::: MATERIAL FOR THIS EXERCISE :::
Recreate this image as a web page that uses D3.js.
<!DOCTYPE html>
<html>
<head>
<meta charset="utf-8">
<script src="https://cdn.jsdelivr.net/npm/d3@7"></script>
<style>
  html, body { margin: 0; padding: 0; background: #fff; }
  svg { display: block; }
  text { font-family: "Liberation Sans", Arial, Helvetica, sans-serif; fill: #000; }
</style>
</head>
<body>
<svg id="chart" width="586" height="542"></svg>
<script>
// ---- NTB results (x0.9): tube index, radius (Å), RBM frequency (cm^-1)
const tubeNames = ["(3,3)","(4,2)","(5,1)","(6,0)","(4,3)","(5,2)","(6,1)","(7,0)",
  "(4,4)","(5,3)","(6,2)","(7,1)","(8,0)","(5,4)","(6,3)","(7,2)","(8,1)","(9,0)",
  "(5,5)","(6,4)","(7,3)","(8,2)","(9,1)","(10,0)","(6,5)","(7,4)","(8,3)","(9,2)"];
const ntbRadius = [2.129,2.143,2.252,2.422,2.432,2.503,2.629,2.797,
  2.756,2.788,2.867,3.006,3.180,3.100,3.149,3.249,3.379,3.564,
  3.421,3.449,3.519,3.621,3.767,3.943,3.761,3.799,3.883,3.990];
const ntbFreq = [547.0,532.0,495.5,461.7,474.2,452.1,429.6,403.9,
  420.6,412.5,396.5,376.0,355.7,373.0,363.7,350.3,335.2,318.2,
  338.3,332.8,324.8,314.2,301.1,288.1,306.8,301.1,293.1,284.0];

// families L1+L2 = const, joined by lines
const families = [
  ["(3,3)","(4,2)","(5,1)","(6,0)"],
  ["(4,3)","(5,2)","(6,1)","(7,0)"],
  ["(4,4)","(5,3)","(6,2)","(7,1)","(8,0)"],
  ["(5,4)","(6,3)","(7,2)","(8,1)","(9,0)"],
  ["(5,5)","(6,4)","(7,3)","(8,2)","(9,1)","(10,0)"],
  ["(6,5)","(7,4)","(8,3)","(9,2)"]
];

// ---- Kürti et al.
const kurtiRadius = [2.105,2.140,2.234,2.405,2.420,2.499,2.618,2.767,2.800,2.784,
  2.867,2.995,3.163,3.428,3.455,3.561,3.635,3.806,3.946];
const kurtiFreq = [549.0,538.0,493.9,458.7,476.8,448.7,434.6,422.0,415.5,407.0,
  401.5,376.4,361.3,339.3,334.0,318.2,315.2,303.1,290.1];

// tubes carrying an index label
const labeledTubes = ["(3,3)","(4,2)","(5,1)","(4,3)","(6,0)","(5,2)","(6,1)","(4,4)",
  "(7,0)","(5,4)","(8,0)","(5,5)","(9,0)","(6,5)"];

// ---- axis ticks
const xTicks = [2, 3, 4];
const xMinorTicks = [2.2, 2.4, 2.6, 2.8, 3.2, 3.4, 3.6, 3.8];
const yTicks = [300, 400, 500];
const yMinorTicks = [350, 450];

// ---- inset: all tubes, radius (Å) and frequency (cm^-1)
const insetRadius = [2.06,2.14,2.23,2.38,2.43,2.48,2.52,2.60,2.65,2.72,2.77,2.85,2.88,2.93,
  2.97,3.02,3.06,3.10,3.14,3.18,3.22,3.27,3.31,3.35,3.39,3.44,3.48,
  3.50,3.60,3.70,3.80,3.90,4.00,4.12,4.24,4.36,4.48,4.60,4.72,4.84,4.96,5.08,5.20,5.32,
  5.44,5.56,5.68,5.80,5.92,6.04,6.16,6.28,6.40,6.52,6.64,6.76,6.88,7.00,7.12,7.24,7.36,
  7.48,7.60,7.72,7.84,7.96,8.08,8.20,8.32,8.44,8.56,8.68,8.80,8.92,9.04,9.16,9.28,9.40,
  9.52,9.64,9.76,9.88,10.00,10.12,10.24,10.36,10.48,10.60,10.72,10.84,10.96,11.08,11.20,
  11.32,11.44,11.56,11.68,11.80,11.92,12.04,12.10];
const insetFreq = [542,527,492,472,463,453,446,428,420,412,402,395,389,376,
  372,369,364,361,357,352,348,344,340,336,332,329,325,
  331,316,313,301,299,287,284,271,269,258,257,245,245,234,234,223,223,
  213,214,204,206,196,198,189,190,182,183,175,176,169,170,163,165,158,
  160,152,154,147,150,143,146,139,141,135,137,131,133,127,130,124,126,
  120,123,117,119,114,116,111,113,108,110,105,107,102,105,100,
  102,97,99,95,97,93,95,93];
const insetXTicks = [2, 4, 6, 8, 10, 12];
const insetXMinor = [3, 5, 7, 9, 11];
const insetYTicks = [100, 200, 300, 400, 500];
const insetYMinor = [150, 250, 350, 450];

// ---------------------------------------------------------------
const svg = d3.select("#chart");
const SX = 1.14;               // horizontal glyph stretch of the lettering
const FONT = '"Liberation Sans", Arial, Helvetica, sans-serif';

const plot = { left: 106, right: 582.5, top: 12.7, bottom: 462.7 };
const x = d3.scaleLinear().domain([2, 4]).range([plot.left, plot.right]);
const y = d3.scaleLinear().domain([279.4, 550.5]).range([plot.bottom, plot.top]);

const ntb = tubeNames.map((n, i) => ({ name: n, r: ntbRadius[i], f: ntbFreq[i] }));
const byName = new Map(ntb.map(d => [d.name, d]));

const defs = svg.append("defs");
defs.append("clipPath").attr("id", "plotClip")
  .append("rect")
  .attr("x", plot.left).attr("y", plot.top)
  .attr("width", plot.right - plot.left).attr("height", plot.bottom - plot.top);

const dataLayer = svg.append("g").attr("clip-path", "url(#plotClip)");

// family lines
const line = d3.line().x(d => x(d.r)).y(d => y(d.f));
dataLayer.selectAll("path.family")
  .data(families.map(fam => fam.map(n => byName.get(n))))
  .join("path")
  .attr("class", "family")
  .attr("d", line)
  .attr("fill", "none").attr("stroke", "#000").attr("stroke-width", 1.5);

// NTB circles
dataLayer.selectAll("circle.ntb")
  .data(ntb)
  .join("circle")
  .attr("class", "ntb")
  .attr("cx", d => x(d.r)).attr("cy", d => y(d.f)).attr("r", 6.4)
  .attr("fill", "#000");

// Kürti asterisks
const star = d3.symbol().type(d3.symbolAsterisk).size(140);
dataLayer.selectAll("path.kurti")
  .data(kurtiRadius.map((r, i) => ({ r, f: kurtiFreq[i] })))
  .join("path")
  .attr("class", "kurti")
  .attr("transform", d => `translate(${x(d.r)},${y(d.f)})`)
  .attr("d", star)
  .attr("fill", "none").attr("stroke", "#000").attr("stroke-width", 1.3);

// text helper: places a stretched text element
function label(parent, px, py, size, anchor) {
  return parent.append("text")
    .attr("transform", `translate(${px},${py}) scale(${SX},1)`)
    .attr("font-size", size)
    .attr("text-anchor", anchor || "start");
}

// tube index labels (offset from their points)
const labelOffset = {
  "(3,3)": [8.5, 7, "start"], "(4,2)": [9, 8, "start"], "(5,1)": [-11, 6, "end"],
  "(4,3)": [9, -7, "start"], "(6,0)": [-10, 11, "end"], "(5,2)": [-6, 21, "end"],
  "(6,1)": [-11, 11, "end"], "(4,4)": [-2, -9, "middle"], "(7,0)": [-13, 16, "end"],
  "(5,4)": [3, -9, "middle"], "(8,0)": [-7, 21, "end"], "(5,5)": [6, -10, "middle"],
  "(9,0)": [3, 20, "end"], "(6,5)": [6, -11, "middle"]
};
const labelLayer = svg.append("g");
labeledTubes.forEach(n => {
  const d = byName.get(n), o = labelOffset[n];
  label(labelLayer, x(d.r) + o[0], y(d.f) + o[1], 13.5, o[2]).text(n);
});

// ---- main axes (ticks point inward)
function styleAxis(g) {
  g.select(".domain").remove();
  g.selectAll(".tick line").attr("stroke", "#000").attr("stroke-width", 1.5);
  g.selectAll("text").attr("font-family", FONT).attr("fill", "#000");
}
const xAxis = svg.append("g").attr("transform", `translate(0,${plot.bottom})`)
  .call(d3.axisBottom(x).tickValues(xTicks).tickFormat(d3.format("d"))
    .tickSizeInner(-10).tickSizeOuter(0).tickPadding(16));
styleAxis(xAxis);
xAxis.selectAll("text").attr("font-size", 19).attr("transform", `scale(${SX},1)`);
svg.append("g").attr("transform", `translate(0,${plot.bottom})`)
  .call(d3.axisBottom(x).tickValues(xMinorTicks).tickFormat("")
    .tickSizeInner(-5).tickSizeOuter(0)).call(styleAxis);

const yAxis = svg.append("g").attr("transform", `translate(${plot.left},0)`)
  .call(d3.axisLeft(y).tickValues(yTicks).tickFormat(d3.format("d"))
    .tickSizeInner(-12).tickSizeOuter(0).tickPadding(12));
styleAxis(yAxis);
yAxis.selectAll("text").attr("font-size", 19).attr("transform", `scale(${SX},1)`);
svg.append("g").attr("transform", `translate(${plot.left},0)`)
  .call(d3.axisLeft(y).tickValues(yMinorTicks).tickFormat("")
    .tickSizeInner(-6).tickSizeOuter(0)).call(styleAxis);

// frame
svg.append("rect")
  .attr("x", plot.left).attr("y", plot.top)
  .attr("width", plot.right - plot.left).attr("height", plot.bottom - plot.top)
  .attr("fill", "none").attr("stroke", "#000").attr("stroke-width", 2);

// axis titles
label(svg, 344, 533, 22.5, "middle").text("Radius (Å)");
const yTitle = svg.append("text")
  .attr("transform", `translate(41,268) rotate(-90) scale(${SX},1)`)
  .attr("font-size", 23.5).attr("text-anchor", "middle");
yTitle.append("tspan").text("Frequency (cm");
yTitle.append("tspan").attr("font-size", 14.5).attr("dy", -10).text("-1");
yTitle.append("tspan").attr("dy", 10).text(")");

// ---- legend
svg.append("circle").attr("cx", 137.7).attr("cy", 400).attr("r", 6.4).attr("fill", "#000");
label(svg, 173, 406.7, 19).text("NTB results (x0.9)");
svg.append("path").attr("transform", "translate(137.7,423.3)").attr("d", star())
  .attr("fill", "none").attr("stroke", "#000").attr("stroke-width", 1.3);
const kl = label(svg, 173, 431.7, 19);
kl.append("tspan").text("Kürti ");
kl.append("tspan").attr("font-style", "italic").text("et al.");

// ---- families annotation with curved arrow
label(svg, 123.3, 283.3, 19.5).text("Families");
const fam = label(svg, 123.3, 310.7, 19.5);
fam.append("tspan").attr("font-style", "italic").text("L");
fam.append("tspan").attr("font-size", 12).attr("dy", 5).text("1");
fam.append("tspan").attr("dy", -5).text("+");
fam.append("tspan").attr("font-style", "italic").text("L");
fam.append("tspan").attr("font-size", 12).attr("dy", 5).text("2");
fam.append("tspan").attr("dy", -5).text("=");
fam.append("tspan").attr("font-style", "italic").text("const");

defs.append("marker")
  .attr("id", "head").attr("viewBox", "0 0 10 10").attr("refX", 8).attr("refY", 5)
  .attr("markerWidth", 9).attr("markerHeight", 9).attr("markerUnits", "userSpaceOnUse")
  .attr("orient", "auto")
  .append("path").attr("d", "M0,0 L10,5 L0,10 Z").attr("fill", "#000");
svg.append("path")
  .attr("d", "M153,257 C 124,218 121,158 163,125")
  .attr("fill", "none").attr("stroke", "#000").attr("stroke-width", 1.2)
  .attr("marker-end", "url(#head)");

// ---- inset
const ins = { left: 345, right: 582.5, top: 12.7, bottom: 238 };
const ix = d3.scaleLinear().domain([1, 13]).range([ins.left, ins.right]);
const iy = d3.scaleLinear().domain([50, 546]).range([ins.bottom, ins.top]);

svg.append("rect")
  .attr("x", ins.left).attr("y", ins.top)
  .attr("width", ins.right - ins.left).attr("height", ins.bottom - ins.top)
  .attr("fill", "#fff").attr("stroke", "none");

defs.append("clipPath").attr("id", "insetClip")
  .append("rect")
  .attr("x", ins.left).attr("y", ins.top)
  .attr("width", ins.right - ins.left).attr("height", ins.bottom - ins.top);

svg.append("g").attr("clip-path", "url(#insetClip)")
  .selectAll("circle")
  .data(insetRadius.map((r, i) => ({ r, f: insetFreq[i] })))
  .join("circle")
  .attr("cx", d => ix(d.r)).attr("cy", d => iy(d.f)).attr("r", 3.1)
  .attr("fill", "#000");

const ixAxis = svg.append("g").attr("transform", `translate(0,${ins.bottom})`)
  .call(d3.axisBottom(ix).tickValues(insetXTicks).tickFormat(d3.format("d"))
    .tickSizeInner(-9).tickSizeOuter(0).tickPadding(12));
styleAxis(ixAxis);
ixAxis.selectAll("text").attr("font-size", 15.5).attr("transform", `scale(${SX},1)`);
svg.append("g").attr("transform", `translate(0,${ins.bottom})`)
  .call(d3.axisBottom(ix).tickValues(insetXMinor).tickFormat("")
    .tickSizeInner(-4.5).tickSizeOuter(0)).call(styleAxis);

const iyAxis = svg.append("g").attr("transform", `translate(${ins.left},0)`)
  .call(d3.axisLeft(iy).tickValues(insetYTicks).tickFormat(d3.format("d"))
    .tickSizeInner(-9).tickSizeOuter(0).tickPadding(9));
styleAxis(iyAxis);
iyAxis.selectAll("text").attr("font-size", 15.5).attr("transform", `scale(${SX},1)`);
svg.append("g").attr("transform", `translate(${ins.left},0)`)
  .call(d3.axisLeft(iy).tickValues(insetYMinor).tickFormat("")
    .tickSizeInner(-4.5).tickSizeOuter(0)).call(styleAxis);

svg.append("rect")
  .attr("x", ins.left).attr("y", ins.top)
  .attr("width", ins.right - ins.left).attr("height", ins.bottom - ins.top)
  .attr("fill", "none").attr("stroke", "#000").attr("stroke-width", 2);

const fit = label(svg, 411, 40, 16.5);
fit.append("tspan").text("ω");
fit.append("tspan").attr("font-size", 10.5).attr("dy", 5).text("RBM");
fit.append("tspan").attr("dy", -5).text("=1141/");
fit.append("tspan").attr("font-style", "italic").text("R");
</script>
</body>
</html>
:::
::: MATERIAL FOR THIS EXERCISE :::
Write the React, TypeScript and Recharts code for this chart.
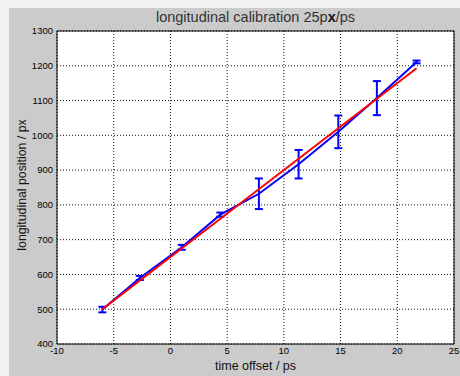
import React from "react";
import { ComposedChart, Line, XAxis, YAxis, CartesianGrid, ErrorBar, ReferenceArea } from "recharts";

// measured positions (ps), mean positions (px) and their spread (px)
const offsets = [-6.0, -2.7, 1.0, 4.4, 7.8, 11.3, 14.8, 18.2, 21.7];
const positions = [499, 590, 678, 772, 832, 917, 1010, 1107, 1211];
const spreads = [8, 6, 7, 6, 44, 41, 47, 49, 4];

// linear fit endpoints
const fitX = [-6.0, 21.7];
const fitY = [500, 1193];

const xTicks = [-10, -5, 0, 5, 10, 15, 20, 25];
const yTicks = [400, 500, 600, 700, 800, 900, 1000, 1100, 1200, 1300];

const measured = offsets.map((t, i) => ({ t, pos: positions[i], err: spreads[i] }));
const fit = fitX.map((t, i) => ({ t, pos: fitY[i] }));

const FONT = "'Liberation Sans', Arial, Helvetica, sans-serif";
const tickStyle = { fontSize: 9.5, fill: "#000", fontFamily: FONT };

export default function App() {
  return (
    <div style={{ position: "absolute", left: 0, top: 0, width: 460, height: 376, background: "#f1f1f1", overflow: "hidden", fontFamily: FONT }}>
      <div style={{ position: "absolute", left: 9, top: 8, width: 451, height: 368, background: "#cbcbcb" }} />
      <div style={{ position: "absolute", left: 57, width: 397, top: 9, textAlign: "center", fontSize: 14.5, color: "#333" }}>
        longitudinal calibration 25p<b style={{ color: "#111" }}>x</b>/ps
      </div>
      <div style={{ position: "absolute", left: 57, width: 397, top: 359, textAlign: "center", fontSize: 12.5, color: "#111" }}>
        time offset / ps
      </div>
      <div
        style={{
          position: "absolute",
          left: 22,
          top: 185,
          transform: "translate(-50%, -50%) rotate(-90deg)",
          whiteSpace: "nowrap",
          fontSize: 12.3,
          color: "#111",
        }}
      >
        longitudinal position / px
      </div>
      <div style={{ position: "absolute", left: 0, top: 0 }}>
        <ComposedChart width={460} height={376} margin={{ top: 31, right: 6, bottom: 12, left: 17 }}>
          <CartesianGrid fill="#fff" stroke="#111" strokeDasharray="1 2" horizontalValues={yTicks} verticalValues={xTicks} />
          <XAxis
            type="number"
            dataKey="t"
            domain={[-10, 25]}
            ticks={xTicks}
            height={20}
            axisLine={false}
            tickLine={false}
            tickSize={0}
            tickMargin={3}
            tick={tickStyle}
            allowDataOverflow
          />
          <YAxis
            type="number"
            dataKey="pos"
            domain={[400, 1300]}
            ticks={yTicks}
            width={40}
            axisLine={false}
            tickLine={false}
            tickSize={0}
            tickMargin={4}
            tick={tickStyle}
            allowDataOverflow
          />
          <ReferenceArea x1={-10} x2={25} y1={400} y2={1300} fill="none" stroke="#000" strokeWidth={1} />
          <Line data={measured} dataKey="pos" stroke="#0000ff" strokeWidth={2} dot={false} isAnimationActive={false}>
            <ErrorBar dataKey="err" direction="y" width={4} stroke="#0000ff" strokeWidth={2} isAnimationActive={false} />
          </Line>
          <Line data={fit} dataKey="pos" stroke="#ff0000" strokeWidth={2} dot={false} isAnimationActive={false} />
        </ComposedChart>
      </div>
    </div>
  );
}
:::
::: MATERIAL FOR THIS EXERCISE :::
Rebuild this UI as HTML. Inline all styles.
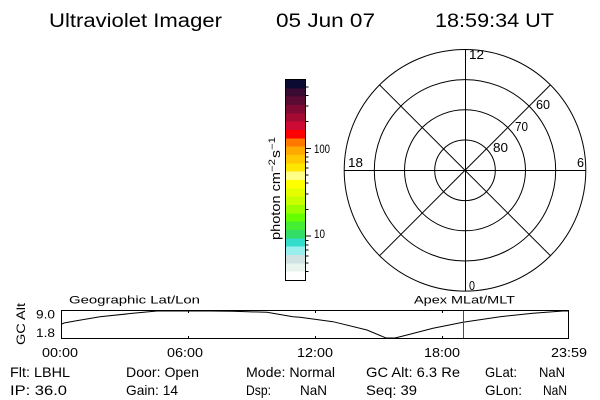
:::
REQUIREMENT:
Quote the data above exactly from the line with "Write the React, TypeScript" to the line with "CartesianGrid, ErrorBar, ReferenceArea", both ends counted, and nothing else. Pictures don't go in.

FINAL ANSWER:
Write the React, TypeScript and Recharts code for this chart.
import React from "react";
import { ComposedChart, Line, XAxis, YAxis, CartesianGrid, ErrorBar, ReferenceArea } from "recharts";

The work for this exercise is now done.